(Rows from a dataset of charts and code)
^^^^^^^^^^^^^^^^
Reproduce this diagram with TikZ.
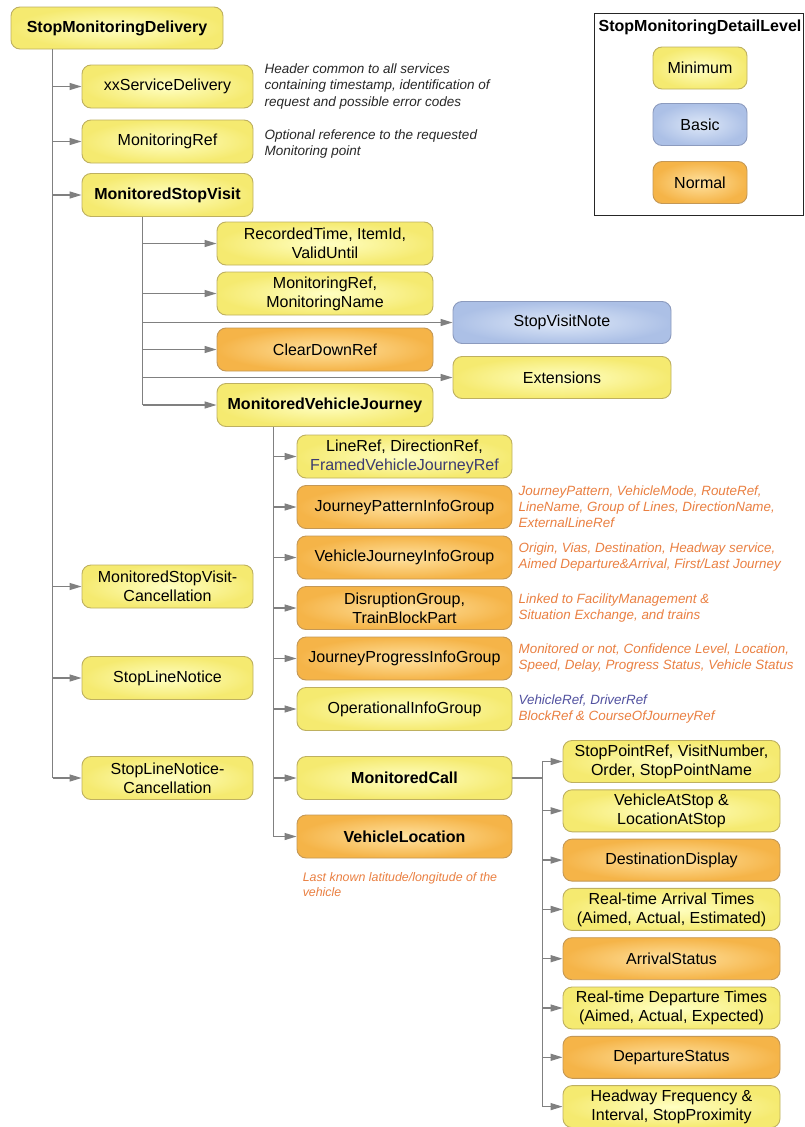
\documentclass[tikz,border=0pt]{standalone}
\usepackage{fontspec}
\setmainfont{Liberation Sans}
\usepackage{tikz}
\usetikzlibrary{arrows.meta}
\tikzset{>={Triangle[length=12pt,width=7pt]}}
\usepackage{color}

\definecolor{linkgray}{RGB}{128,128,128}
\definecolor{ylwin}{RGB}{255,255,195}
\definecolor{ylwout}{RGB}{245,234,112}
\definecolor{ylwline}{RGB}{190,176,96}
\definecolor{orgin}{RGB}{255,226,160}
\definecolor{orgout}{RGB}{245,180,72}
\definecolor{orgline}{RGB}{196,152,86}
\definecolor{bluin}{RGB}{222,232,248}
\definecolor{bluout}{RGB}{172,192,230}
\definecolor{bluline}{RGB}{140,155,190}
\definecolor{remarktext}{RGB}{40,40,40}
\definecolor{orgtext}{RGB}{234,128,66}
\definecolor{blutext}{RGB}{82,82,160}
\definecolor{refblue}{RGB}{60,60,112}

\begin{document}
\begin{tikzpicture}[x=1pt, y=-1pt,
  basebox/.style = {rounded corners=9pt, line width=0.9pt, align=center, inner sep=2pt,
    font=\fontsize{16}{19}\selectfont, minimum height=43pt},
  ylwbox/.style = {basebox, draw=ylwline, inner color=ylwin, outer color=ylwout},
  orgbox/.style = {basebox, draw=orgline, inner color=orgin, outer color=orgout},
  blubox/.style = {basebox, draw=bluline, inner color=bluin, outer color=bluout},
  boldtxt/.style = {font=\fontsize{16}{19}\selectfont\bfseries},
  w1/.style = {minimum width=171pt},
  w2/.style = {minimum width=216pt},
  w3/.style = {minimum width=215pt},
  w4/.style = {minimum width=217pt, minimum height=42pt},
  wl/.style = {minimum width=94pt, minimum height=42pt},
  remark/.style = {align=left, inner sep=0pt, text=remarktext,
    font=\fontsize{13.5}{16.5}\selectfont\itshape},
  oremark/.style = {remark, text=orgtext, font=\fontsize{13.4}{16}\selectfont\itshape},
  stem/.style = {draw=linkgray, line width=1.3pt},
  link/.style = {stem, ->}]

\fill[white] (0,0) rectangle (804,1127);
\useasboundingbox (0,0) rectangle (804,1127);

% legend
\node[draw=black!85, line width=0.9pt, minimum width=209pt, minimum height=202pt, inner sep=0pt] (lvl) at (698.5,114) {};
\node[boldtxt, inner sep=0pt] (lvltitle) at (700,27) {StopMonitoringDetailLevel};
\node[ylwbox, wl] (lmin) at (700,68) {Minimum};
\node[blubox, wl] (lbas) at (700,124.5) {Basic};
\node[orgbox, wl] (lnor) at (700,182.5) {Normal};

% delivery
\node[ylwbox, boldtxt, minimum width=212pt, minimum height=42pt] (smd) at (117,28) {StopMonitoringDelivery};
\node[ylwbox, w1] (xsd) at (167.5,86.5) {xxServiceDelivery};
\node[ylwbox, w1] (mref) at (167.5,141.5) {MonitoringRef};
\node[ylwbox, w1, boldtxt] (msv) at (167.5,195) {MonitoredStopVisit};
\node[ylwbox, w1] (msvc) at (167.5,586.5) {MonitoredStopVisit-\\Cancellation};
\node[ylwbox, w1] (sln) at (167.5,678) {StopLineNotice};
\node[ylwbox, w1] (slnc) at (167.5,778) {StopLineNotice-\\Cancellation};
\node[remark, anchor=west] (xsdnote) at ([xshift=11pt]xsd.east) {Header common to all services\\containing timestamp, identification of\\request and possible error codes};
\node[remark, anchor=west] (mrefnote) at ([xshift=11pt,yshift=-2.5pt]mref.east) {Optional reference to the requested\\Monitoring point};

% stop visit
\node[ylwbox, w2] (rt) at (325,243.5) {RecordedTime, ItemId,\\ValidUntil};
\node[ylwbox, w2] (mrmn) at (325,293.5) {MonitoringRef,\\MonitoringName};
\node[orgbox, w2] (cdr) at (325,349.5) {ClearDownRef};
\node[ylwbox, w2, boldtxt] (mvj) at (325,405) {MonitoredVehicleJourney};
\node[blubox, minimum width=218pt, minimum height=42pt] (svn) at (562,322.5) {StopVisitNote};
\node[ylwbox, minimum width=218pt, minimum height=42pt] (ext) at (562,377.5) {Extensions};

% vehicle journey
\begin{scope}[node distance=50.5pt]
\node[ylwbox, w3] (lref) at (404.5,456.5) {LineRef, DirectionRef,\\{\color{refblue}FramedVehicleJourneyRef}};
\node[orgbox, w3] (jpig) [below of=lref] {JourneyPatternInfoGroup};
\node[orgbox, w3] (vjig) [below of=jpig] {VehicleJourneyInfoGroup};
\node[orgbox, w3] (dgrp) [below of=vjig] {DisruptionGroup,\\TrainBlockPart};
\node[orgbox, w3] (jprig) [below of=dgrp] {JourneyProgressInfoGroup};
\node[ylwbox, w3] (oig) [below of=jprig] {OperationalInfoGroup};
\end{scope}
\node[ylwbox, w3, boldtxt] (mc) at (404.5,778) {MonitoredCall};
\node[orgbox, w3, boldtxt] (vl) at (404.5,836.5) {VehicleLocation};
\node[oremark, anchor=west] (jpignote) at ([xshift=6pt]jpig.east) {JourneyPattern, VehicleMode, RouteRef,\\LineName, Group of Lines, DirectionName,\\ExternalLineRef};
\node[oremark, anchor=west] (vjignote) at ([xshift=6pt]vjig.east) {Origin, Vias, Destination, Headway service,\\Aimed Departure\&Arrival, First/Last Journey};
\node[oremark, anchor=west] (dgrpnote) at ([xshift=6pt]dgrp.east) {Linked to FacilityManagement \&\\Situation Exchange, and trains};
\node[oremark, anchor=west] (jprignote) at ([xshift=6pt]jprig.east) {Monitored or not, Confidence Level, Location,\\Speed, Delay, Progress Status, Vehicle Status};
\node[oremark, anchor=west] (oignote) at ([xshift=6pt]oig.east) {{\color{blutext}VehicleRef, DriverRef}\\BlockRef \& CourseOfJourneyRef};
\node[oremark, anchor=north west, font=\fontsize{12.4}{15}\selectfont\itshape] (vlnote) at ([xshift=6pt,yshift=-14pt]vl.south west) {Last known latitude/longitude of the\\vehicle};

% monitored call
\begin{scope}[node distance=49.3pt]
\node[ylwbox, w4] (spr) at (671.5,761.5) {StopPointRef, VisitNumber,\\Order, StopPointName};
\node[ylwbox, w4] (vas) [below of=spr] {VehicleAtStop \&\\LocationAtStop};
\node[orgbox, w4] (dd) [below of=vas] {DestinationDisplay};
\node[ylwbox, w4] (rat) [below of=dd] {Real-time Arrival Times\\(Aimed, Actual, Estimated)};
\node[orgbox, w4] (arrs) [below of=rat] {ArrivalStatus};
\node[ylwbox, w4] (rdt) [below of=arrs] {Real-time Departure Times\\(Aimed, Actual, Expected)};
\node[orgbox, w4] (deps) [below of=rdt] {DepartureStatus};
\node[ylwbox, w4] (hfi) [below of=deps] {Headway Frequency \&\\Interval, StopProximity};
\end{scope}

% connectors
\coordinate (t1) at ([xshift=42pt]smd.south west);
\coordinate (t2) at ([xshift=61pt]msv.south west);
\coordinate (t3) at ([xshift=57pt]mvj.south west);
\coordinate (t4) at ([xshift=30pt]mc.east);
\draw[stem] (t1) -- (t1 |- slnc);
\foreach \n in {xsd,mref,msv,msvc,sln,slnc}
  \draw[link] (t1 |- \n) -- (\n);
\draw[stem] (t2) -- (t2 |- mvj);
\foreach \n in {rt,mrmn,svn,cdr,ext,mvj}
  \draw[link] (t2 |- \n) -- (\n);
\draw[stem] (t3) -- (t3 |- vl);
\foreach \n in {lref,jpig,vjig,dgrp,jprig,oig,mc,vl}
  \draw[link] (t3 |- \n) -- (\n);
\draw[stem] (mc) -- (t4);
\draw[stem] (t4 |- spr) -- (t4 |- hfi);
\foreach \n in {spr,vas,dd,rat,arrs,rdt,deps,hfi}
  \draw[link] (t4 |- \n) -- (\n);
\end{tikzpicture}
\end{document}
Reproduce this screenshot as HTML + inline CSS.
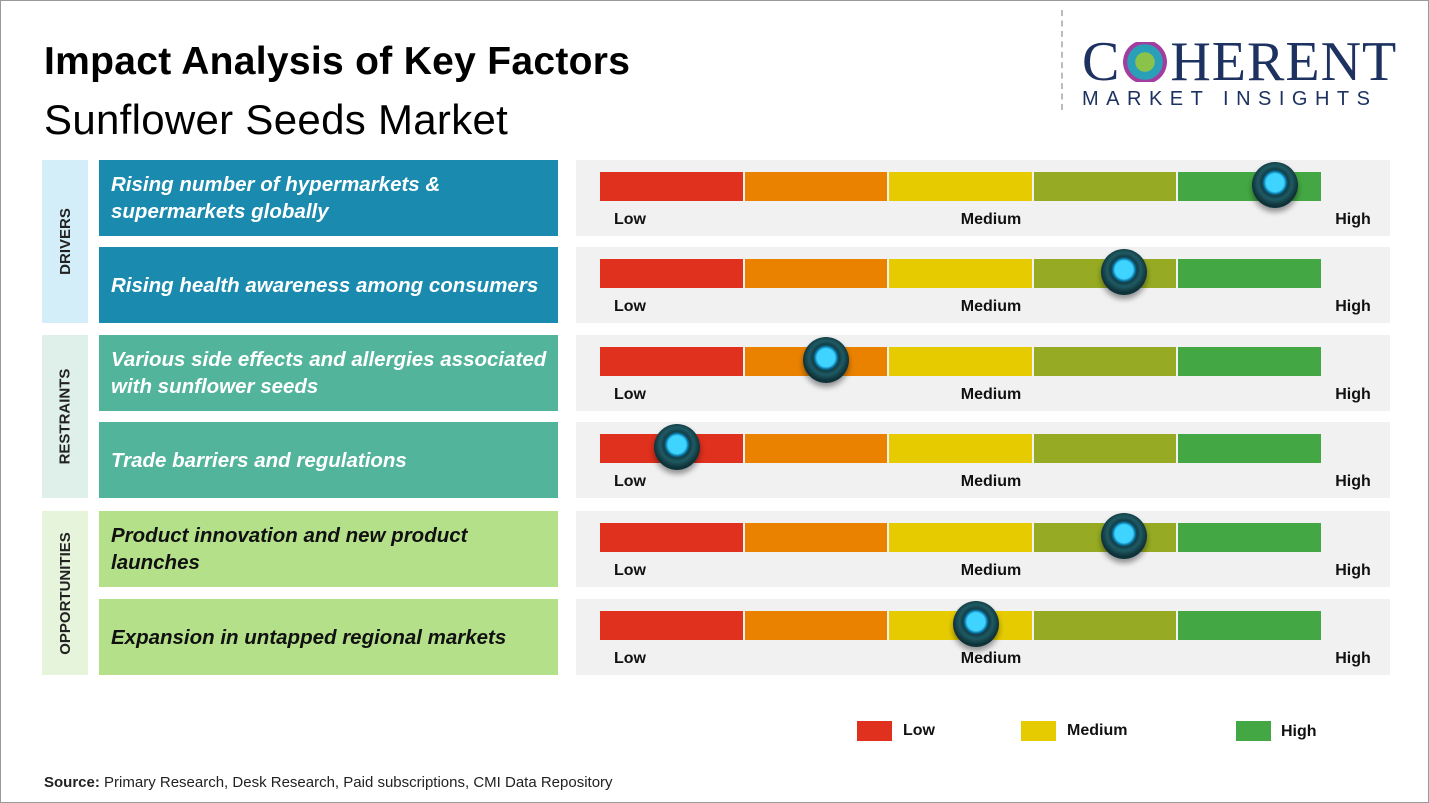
^^^^^^^^^^^^^^^^
Filter lines by "this" and return each hit.

## Answer in full:
Reproduce this diagram with TikZ.
Reproduce this screenshot as HTML + inline CSS.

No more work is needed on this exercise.